*TASK DIRECTIONS*
Can you transcribe every line exactly and leave the pictures behind?
-- begin DATA BLOCK --
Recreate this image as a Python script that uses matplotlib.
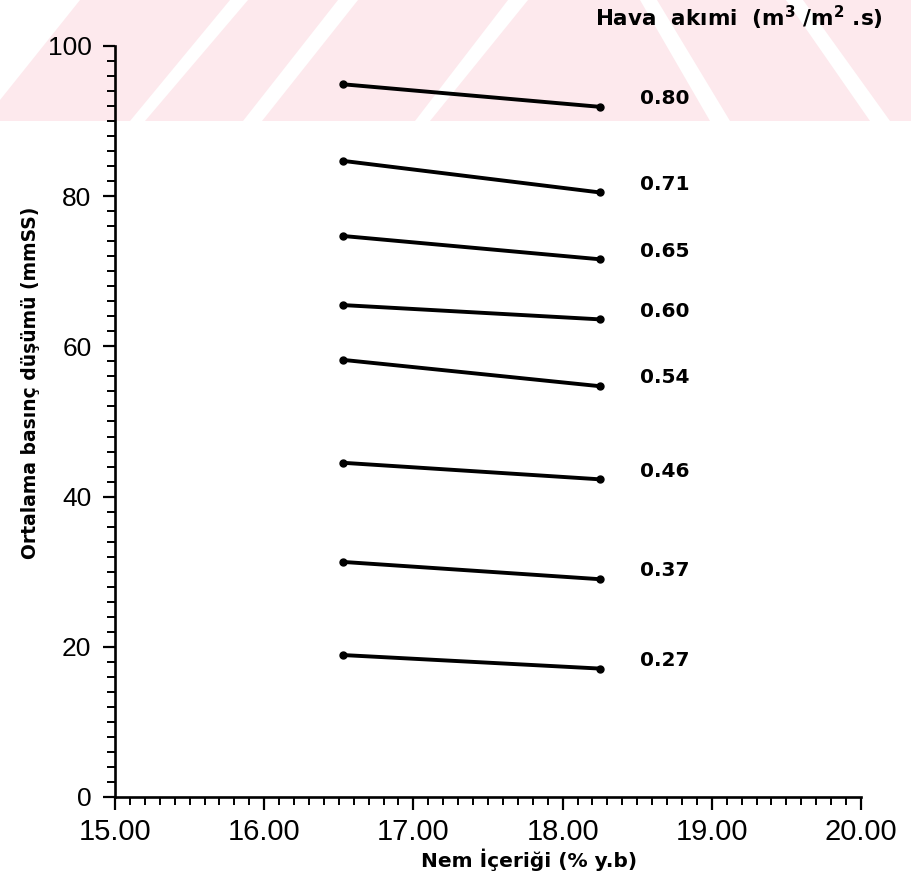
import matplotlib
matplotlib.use("Agg")
import matplotlib.pyplot as plt
from matplotlib.patches import Polygon
from matplotlib.ticker import MultipleLocator, FormatStrFormatter

# moisture content (% d.b.) at the two measured points
nem = [16.53, 18.25]

# airflow rates (m3/m2.s) and mean pressure drop (mmSS) at each moisture level
hava_akimi = ["0.80", "0.71", "0.65", "0.60", "0.54", "0.46", "0.37", "0.27"]
basinc_dusumu = [
    [94.9, 91.9],
    [84.7, 80.5],
    [74.7, 71.6],
    [65.5, 63.6],
    [58.2, 54.7],
    [44.5, 42.3],
    [31.3, 29.0],
    [18.9, 17.1],
]

W, H = 911, 873
fig = plt.figure(figsize=(W / 100, H / 100), dpi=100)


def px(x, y):
    return (x / W, 1 - y / H)


# faded red band across the top of the page
pink = "#fde9ed"
band = [(0, 0), (W, 0), (W, 121), (0, 121)]
fig.add_artist(Polygon([px(*p) for p in band], closed=True, transform=fig.transFigure,
                       facecolor=pink, edgecolor="none", zorder=0))
gaps = [
    [(0, 0), (80, 0), (0, 100)],
    [(130, 121), (145, 121), (248, 0), (230, 0)],
    [(243, 121), (262, 121), (358, 0), (338, 0)],
    [(415, 121), (430, 121), (528, 0), (508, 0)],
    [(640, 0), (657, 0), (730, 121), (710, 121)],
    [(786, 0), (803, 0), (890, 121), (870, 121)],
]
for g in gaps:
    fig.add_artist(Polygon([px(*p) for p in g], closed=True, transform=fig.transFigure,
                           facecolor="white", edgecolor="none", zorder=0))

ax = fig.add_axes([115 / W, 76 / H, 746 / W, 751 / H])
ax.patch.set_alpha(0)

for etiket, y in zip(hava_akimi, basinc_dusumu):
    ax.plot(nem, y, color="black", lw=2.8, marker="o", ms=5, clip_on=False)
    ax.text(18.52, y[-1] + 1.1, etiket, fontsize=14.5, family="DejaVu Sans",
            weight="bold", va="center", ha="left")

ax.set_xlim(15, 20)
ax.set_ylim(0, 100)
for s in ["top", "right"]:
    ax.spines[s].set_visible(False)
for s in ["left", "bottom"]:
    ax.spines[s].set_linewidth(1.9)

ax.xaxis.set_major_locator(MultipleLocator(1))
ax.xaxis.set_minor_locator(MultipleLocator(0.1))
ax.yaxis.set_major_locator(MultipleLocator(20))
ax.yaxis.set_minor_locator(MultipleLocator(2))
ax.xaxis.set_major_formatter(FormatStrFormatter("%.2f"))
ax.tick_params(which="major", length=9, width=1.6, direction="out")
ax.tick_params(which="minor", length=6, width=1.4, direction="out")
ax.tick_params(axis="x", pad=6)
ax.tick_params(axis="y", pad=8)
for lab in ax.get_xticklabels():
    lab.set_fontfamily("Liberation Sans")
    lab.set_fontsize(21)
for lab in ax.get_yticklabels():
    lab.set_fontfamily("Liberation Sans")
    lab.set_fontsize(19)

ax.set_xlabel("Nem İçeriği (% y.b)", fontsize=14.5, family="DejaVu Sans", weight="bold")
ax.xaxis.set_label_coords(0.555, -0.068)
ax.set_ylabel("Ortalama basınç düşümü (mmSS)", fontsize=13.5, family="DejaVu Sans",
              weight="bold")
ax.yaxis.set_label_coords(-0.10, 0.551)

ax.text(0.643, 1.037, r"Hava  akımi  ($\mathbf{m^3}$ /$\mathbf{m^2}$ .s)",
        transform=ax.transAxes, fontsize=15.5, family="DejaVu Sans", weight="bold",
        ha="left", va="center")

fig.savefig("out.png", dpi=100)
-- end DATA BLOCK --
*SOLUTION TO THIS TASK*
Recreate this image as a Python script that uses matplotlib.
import matplotlib
matplotlib.use("Agg")
import matplotlib.pyplot as plt
from matplotlib.patches import Polygon
from matplotlib.ticker import MultipleLocator, FormatStrFormatter

# moisture content (% d.b.) at the two measured points
nem = [16.53, 18.25]

# airflow rates (m3/m2.s) and mean pressure drop (mmSS) at each moisture level
hava_akimi = ["0.80", "0.71", "0.65", "0.60", "0.54", "0.46", "0.37", "0.27"]
basinc_dusumu = [
    [94.9, 91.9],
    [84.7, 80.5],
    [74.7, 71.6],
    [65.5, 63.6],
    [58.2, 54.7],
    [44.5, 42.3],
    [31.3, 29.0],
    [18.9, 17.1],
]

W, H = 911, 873
fig = plt.figure(figsize=(W / 100, H / 100), dpi=100)


def px(x, y):
    return (x / W, 1 - y / H)


# faded red band across the top of the page
pink = "#fde9ed"
band = [(0, 0), (W, 0), (W, 121), (0, 121)]
fig.add_artist(Polygon([px(*p) for p in band], closed=True, transform=fig.transFigure,
                       facecolor=pink, edgecolor="none", zorder=0))
gaps = [
    [(0, 0), (80, 0), (0, 100)],
    [(130, 121), (145, 121), (248, 0), (230, 0)],
    [(243, 121), (262, 121), (358, 0), (338, 0)],
    [(415, 121), (430, 121), (528, 0), (508, 0)],
    [(640, 0), (657, 0), (730, 121), (710, 121)],
    [(786, 0), (803, 0), (890, 121), (870, 121)],
]
for g in gaps:
    fig.add_artist(Polygon([px(*p) for p in g], closed=True, transform=fig.transFigure,
                           facecolor="white", edgecolor="none", zorder=0))

ax = fig.add_axes([115 / W, 76 / H, 746 / W, 751 / H])
ax.patch.set_alpha(0)

for etiket, y in zip(hava_akimi, basinc_dusumu):
    ax.plot(nem, y, color="black", lw=2.8, marker="o", ms=5, clip_on=False)
    ax.text(18.52, y[-1] + 1.1, etiket, fontsize=14.5, family="DejaVu Sans",
            weight="bold", va="center", ha="left")

ax.set_xlim(15, 20)
ax.set_ylim(0, 100)
for s in ["top", "right"]:
    ax.spines[s].set_visible(False)
for s in ["left", "bottom"]:
    ax.spines[s].set_linewidth(1.9)

ax.xaxis.set_major_locator(MultipleLocator(1))
ax.xaxis.set_minor_locator(MultipleLocator(0.1))
ax.yaxis.set_major_locator(MultipleLocator(20))
ax.yaxis.set_minor_locator(MultipleLocator(2))
ax.xaxis.set_major_formatter(FormatStrFormatter("%.2f"))
ax.tick_params(which="major", length=9, width=1.6, direction="out")
ax.tick_params(which="minor", length=6, width=1.4, direction="out")
ax.tick_params(axis="x", pad=6)
ax.tick_params(axis="y", pad=8)
for lab in ax.get_xticklabels():
    lab.set_fontfamily("Liberation Sans")
    lab.set_fontsize(21)
for lab in ax.get_yticklabels():
    lab.set_fontfamily("Liberation Sans")
    lab.set_fontsize(19)

ax.set_xlabel("Nem İçeriği (% y.b)", fontsize=14.5, family="DejaVu Sans", weight="bold")
ax.xaxis.set_label_coords(0.555, -0.068)
ax.set_ylabel("Ortalama basınç düşümü (mmSS)", fontsize=13.5, family="DejaVu Sans",
              weight="bold")
ax.yaxis.set_label_coords(-0.10, 0.551)

ax.text(0.643, 1.037, r"Hava  akımi  ($\mathbf{m^3}$ /$\mathbf{m^2}$ .s)",
        transform=ax.transAxes, fontsize=15.5, family="DejaVu Sans", weight="bold",
        ha="left", va="center")

fig.savefig("out.png", dpi=100)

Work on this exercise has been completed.